Henry Miller kept his eye on Jack Schmitz


For The Madera Tribune

Jack Schmitz was one of many Madera County pioneers who got their start in agriculture by working on the Miller & Lux ranches in the last quarter of the 19th century.

 

A million acres of land with a million head of cattle — that’s what constituted a major portion of the estate of cattle baron, Henry Miller. It drew thousands of immigrants to his California fiefdom. Among these were scores of Italians and Germans who would figure heavily in early Madera County history. Numerous families on the contemporary scene in Madera can point to the Miller & Lux operation as the place where their ancestors began their quest for the American dream. The descendants of John Walter Schmitz I are among these.


Schmitz obtained employment on the Miller and Lux ranches in April of 1871. He had just turned 25, and after a number of forays into the mines of Montana and California and a stint as a bridge builder for the old San Francisco and San Jose Railroad Company, he nailed down a job as a fence builder for Henry Miller on the Santa Rita Ranch.

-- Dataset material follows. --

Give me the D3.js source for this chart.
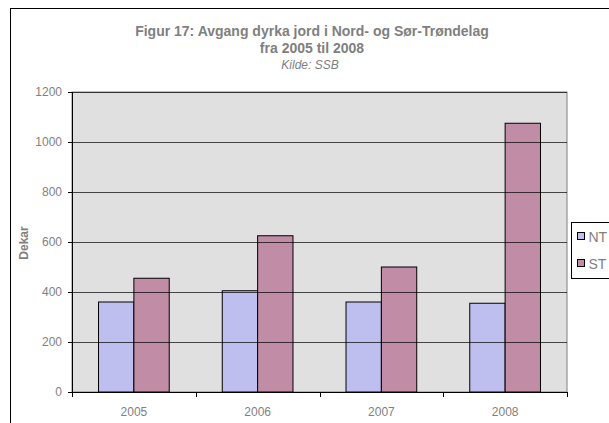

Schmitz quickly gained the reputation of industriousness and soon was promoted to the canal building crew. One day, as Schmitz and his fellow workers were constructing a canal gate, a colleague, in attempting to drive a spike, bent it to the point where it was unusable. The man, in his haste, simply threw the bent spike on the ground, picked up a new one, and proceeded with his work. Schmitz, almost without thinking, simply walked over to the discarded spike, picked it up, straightened it with his hammer, and returned it to the spike box.

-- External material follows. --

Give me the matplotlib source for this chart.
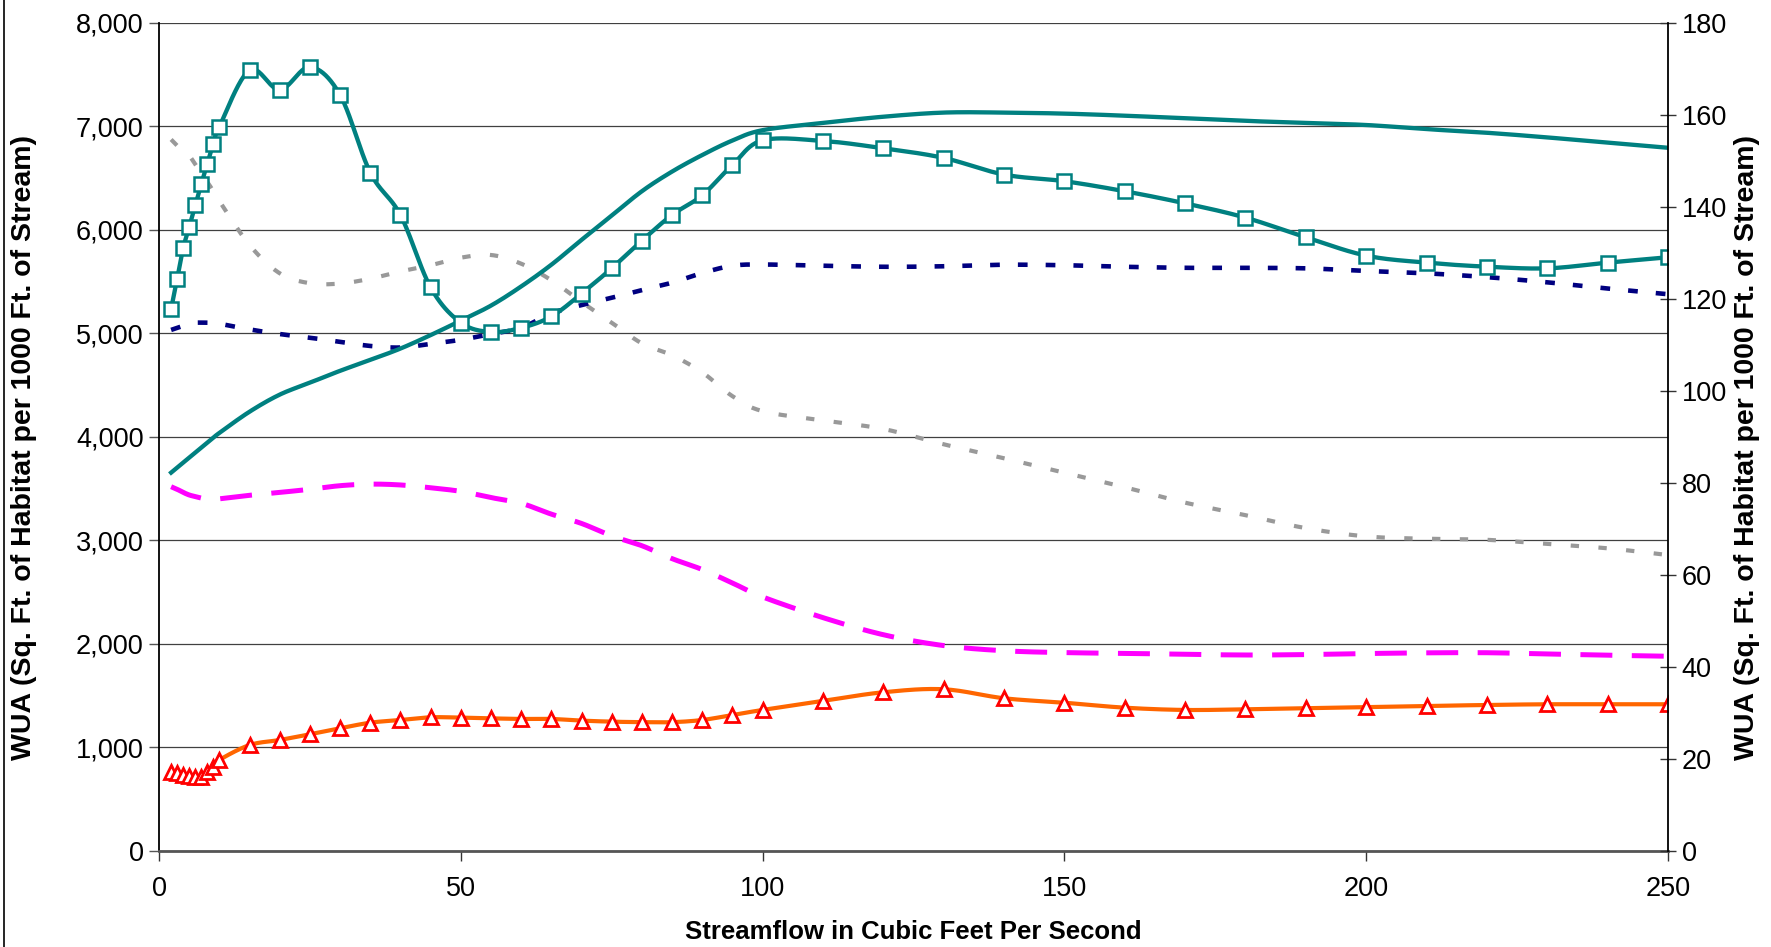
import numpy as np
import matplotlib
matplotlib.use("Agg")
import matplotlib.pyplot as plt
from matplotlib.ticker import FuncFormatter
from matplotlib.lines import Line2D

# ---------------- data ----------------
flow_cfs = [2, 3, 4, 5, 6, 7, 8, 9, 10,
            15, 20, 25, 30, 35, 40, 45, 50, 55, 60, 65, 70, 75, 80, 85, 90, 95, 100,
            110, 120, 130, 140, 150, 160, 170, 180, 190, 200, 210, 220, 230, 240, 250]

wua_squares = [5232, 5522, 5819, 6025, 6234, 6440, 6637, 6830, 6994,
               7540, 7350, 7570, 7300, 6550, 6140, 5440, 5100, 5010, 5050, 5160, 5380, 5626, 5893, 6141, 6331, 6624, 6862,
               6856, 6785, 6692, 6531, 6467, 6370, 6253, 6115, 5925, 5748, 5680, 5641, 5625, 5680, 5732]

wua_teal_line = [3651, 3700, 3748, 3796, 3844, 3892, 3940, 3988, 4035,
                 4240, 4405, 4520, 4635, 4740, 4850, 4980, 5120, 5265, 5450, 5660, 5900, 6135, 6370, 6560, 6720, 6860, 6960,
                 7030, 7090, 7130, 7130, 7120, 7100, 7075, 7050, 7030, 7010, 6970, 6935, 6890, 6840, 6790]

wua_navy = [5030, 5050, 5070, 5090, 5100, 5100, 5100, 5095, 5090,
            5035, 4990, 4955, 4915, 4875, 4860, 4895, 4935, 4990, 5050, 5190, 5270, 5340, 5415, 5487, 5580, 5650, 5662,
            5650, 5640, 5645, 5660, 5655, 5640, 5630, 5630, 5625, 5600, 5577, 5540, 5490, 5430, 5375]

wua_gray = [6870, 6810, 6765, 6715, 6630, 6545, 6460, 6370, 6275,
            5850, 5577, 5481, 5478, 5525, 5595, 5655, 5728, 5754, 5670, 5510, 5300, 5100, 4900, 4785, 4620, 4390, 4245,
            4155, 4073, 3925, 3790, 3650, 3510, 3361, 3240, 3115, 3035, 3012, 3002, 2962, 2920, 2855]

wua_magenta = [3515, 3490, 3460, 3435, 3420, 3405, 3400, 3396, 3398,
               3432, 3460, 3490, 3525, 3540, 3532, 3505, 3470, 3410, 3355, 3250, 3160, 3040, 2945, 2820, 2715, 2585, 2450,
               2250, 2085, 1980, 1930, 1912, 1905, 1896, 1889, 1893, 1903, 1910, 1911, 1899, 1887, 1877]

wua_triangles = [760, 745, 730, 720, 713, 713, 760, 810, 875,
                 1019, 1068, 1123, 1181, 1235, 1261, 1287, 1284, 1277, 1271, 1271, 1255, 1245, 1240, 1240, 1261, 1309, 1358,
                 1445, 1529, 1558, 1471, 1428, 1380, 1358, 1364, 1374, 1384, 1396, 1406, 1413, 1413, 1413]

left_ticks = [0, 1000, 2000, 3000, 4000, 5000, 6000, 7000, 8000]
right_ticks = [0, 20, 40, 60, 80, 100, 120, 140, 160, 180]
x_ticks = [0, 50, 100, 150, 200, 250]

x_label = "Streamflow in Cubic Feet Per Second"
y_label = "WUA (Sq. Ft. of Habitat per 1000 Ft. of Stream)"


def smooth(x, y, n=24):
    """Excel-like smoothed line (Catmull-Rom Bezier)."""
    p = np.column_stack([np.asarray(x, float), np.asarray(y, float)])
    m = len(p)
    out = [p[0:1]]
    t = np.linspace(0, 1, n)[1:, None]
    for i in range(m - 1):
        p0 = p[i - 1] if i > 0 else p[i]
        p1 = p[i]
        p2 = p[i + 1]
        p3 = p[i + 2] if i + 2 < m else p[i + 1]
        c1 = p1 + (p2 - p0) / 6.0
        c2 = p2 - (p3 - p1) / 6.0
        seg = ((1 - t) ** 3) * p1 + 3 * ((1 - t) ** 2) * t * c1 + 3 * (1 - t) * t ** 2 * c2 + t ** 3 * p2
        out.append(seg)
    s = np.vstack(out)
    return s[:, 0], s[:, 1]


plt.rcParams['font.family'] = ['Liberation Sans', 'DejaVu Sans']
plt.rcParams['lines.scale_dashes'] = False

fig = plt.figure(figsize=(17.71, 9.47), dpi=100)
ax = fig.add_axes([0.0898, 0.1019, 0.8520, 0.8743])
ax2 = ax.twinx()

teal = '#008080'
navy = '#000080'
gray = '#999999'
magenta = '#FF00FF'
orange = '#FF6600'
red = '#FF0000'

# gray dotted
sx, sy = smooth(flow_cfs, wua_gray)
ax.plot(sx, sy, color=gray, lw=3.0, dashes=(6, 14), dash_capstyle='butt', zorder=3)
# navy dotted
sx, sy = smooth(flow_cfs, wua_navy)
ax.plot(sx, sy, color=navy, lw=3.3, dashes=(7, 13), dash_capstyle='butt', zorder=3)
# magenta dashed
sx, sy = smooth(flow_cfs, wua_magenta)
ax.plot(sx, sy, color=magenta, lw=3.6, dashes=(23, 14), dash_capstyle='butt', zorder=3)
# orange with triangles
sx, sy = smooth(flow_cfs, wua_triangles)
ax.plot(sx, sy, color=orange, lw=3.0, zorder=4)
ax.plot(flow_cfs, wua_triangles, linestyle='none', marker='^', markersize=10.5,
        markerfacecolor='white', markeredgecolor=red, markeredgewidth=2.0, zorder=5)
# teal solid
sx, sy = smooth(flow_cfs, wua_teal_line)
ax.plot(sx, sy, color=teal, lw=3.1, zorder=4)
# teal with squares
sx, sy = smooth(flow_cfs, wua_squares)
ax.plot(sx, sy, color=teal, lw=3.1, zorder=5)
ax.plot(flow_cfs, wua_squares, linestyle='none', marker='s', markersize=10.5,
        markerfacecolor='white', markeredgecolor=teal, markeredgewidth=1.8, zorder=6)

# axes
ax.set_xlim(0, 250)
ax.set_ylim(0, 8000)
ax2.set_ylim(0, 180)
ax.set_xticks(x_ticks)
ax.set_yticks(left_ticks)
ax2.set_yticks(right_ticks)
ax.yaxis.set_major_formatter(FuncFormatter(lambda v, p: f"{int(v):,}"))

ax.grid(axis='y', color='#404040', lw=0.9, zorder=1)
ax.set_axisbelow(True)

for a in (ax, ax2):
    a.spines['top'].set_visible(False)
ax.spines['left'].set_color('black')
ax.spines['left'].set_linewidth(1.3)
ax2.spines['right'].set_color('black')
ax2.spines['right'].set_linewidth(1.3)
ax2.spines['left'].set_visible(False)
ax2.spines['bottom'].set_visible(False)
ax.spines['right'].set_visible(False)
ax.spines['bottom'].set_color('#555555')
ax.spines['bottom'].set_linewidth(2.0)

ax.tick_params(axis='y', direction='out', length=7, width=1, color='#555555', labelsize=19.5, pad=4)
ax.tick_params(axis='x', direction='out', length=7, width=1, color='#333333', labelsize=19.5, pad=11)
ax2.tick_params(axis='y', direction='inout', length=12, width=1, color='#333333', labelsize=19.5, pad=4)

ax.set_xlabel(x_label, fontsize=18.5, fontweight='bold', labelpad=13)
ax.set_ylabel(y_label, fontsize=20.5, fontweight='bold')
ax2.set_ylabel(y_label, fontsize=20.5, fontweight='bold')
ax.yaxis.set_label_coords(-0.081, 0.487)
ax2.yaxis.set_label_coords(1.044, 0.487)

# figure border at left edge
fig.add_artist(Line2D([0.0025, 0.0025], [0, 1], transform=fig.transFigure, color='black', lw=1.2))

fig.savefig('out.png', dpi=100)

Now it just so happened that Henry Miller was watching all of this, and he quickly made a decision. This young German lad had promise, so much so that Miller made him foreman of the canal crew and later superintendent of the entire Santa Rita operation.


For years, Schmitz labored for Miller & Lux, tending to their interests in the San Joaquin valley as if they were his own. His visits with Henry Miller were frequent, and even more frequent was the correspondence that he received from his boss.


Henry Miller was a prolific letter writer. He always carried with him a pad of small sheets of cheap letter paper. When on the road he would write letters for hours before anyone else was up. At the office he dictated letters by the hour.


The minutest directions were given as to the class of stock to be used and where to pasture, graze, water, ship, or feed them. Employees were told when to buy and when to sell, and Miller instructed his foreman on how to keep the fences, kill the rabbits, remove dead trees, and burn cockleburs and tumbleweeds.


Schmitz was told how to feed the men, house them, and keep them contented — how to treat tramps, neighbors, and visitors — how to deal with the public, the press, and dignitaries. J.W. Schmitz saved his Henry Miller correspondence, and much of it is preserved today in the care of the family.


At times Miller seemed caught up in the minutiae of the operation. In one letter, Miller wrote, “You should have some cats to destroy the mice in the granary.” The next day he announced, “I have directed that two cats be sent you for the granary.” The following day he wrote, “Have the cats arrived for the granary?” The next day he instructed, “Do not let the cats get food around the kitchen or they will catch no mice.” This was followed the next day by the inquiry, “Are the cats catching the mice in the granary?”


It is easy to see how one might conclude that the mice in the granary were the most important things on the mind of Henry Miller. Very quickly it was reported that the mice were all destroyed, whereupon a missive by return mail announced that both cats were no longer needed, one was being sent to another ranch.


As regards ranch hands and their wives, Miller was just as involved. “If you have a mechanic,” he wrote, “whose wife does not expect to do any work and is only a boarder, I do not want her to cause any trouble or extra work for the cook. She should have no business in the kitchen or storeroom. When a man is unfortunate enough to have a bad wife, she is likely to cause trouble.


J.W. Schmitz served Henry Miller well. He took his written instructions seriously and carried them out to the letter. All through the correspondence runs a thread of trust and faith in Schmitz. The two men seem to have been of one mind. Frequently Miller asked in his letters for an opinion on a new step or on the character of a certain person, and he indicated that Schmitz’ reply would be helpful to him.


In time, J.W. Schmitz left the employ of Miller & Lux and bought the Chapman ranch which was located roughly in the vicinity of the old Alpha School. On July 25, 1910, he passed away at the age of 64. He had come a long way from fence builder to superintendent to rancher. Much of that success was no doubt due to his no-nonsense approach to life and the precision with which he approached his work. Certainly these were the qualities that Henry Miller admired, and these were the qualities that made Schmitz the right hand man of California’s cattle king. They are also qualities that later generations of Maderans recognized in Schmitz’ descendants as they made their own contributions to Madera County.